* Begin *

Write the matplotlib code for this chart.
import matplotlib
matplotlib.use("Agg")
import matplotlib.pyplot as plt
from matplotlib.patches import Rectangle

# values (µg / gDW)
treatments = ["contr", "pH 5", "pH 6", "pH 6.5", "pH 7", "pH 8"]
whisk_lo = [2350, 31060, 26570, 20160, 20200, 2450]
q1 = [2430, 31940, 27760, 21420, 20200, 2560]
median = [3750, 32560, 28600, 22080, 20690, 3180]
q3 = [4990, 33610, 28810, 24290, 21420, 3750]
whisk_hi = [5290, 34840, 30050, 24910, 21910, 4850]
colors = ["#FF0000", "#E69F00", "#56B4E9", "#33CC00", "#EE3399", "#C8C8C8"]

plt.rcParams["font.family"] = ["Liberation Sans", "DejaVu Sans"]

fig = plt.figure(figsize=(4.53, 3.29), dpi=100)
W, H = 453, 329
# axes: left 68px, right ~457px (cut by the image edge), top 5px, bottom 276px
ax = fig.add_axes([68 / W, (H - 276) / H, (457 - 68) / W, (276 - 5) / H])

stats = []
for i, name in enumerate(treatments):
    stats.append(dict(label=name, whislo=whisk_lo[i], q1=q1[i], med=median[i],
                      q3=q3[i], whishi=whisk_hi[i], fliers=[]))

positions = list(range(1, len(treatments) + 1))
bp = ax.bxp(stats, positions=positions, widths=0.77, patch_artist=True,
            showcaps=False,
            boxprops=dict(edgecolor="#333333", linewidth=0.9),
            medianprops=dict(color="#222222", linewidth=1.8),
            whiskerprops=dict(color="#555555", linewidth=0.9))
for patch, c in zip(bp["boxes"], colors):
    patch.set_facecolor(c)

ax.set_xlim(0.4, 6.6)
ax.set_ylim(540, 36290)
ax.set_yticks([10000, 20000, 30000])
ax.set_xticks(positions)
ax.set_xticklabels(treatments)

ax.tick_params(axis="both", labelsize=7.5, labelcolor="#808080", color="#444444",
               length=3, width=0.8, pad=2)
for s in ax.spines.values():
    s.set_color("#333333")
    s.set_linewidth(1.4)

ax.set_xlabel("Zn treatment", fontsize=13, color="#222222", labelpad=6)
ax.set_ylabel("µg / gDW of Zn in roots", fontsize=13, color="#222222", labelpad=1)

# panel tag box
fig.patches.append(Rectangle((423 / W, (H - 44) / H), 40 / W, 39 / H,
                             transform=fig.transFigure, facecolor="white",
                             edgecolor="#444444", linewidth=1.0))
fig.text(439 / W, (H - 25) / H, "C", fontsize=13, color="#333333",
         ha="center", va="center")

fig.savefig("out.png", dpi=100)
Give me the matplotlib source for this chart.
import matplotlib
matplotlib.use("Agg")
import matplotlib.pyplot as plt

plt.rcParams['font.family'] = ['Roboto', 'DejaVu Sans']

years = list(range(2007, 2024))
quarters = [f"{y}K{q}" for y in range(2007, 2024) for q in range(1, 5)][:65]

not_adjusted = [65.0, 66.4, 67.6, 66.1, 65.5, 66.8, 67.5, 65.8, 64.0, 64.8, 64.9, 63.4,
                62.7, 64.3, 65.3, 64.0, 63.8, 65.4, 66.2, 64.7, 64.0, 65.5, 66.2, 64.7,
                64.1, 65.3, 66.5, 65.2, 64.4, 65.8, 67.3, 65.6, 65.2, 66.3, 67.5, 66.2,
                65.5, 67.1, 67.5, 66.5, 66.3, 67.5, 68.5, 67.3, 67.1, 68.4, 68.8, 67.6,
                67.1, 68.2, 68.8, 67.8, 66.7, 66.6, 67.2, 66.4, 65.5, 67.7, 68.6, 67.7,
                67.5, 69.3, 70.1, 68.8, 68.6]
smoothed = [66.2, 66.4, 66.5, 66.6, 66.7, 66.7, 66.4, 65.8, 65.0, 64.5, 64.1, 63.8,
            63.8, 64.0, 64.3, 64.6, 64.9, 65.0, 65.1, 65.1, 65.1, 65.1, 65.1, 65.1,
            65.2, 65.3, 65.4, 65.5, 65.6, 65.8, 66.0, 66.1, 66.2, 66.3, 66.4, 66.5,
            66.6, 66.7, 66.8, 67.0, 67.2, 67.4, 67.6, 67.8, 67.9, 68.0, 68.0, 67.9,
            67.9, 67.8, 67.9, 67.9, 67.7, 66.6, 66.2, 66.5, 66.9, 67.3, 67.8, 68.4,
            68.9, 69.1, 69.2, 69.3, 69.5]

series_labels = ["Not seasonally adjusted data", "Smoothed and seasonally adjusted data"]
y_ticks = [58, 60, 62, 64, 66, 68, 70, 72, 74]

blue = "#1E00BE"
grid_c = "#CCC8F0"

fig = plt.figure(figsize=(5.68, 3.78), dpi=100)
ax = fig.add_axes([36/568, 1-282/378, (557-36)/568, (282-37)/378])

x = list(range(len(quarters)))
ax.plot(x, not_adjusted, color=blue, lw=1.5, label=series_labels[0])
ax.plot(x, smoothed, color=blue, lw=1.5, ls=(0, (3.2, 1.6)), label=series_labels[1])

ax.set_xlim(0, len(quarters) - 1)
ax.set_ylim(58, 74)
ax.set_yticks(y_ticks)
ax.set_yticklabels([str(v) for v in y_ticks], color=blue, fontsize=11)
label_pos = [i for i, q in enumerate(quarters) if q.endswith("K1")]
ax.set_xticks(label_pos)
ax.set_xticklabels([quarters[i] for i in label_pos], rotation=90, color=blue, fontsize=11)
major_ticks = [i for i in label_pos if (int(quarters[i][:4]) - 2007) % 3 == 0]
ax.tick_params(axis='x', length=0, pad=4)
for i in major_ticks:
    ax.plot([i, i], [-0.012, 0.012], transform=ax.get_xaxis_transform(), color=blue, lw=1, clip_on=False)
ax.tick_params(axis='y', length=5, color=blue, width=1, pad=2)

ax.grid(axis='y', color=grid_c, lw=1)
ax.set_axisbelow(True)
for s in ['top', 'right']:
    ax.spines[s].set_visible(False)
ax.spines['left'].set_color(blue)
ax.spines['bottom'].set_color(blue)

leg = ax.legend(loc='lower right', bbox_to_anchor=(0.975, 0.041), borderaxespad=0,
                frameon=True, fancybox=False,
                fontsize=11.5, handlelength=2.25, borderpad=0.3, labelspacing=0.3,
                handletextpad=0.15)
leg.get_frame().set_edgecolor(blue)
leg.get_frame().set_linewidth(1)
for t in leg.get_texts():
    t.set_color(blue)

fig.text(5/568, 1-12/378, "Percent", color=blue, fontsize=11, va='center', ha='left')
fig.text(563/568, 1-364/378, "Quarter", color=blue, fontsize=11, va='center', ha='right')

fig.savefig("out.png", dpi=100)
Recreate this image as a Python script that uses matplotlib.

* End *

TASK OBJECTIVE - Start at the line with "Give me the matplotlib source for this chart.", stop at the line with "in range(1, 5)][:65]", and return every line in that stretch exactly, those two included.

EXERCISE OUTPUT -
Give me the matplotlib source for this chart.
import matplotlib
matplotlib.use("Agg")
import matplotlib.pyplot as plt

plt.rcParams['font.family'] = ['Roboto', 'DejaVu Sans']

years = list(range(2007, 2024))
quarters = [f"{y}K{q}" for y in range(2007, 2024) for q in range(1, 5)][:65]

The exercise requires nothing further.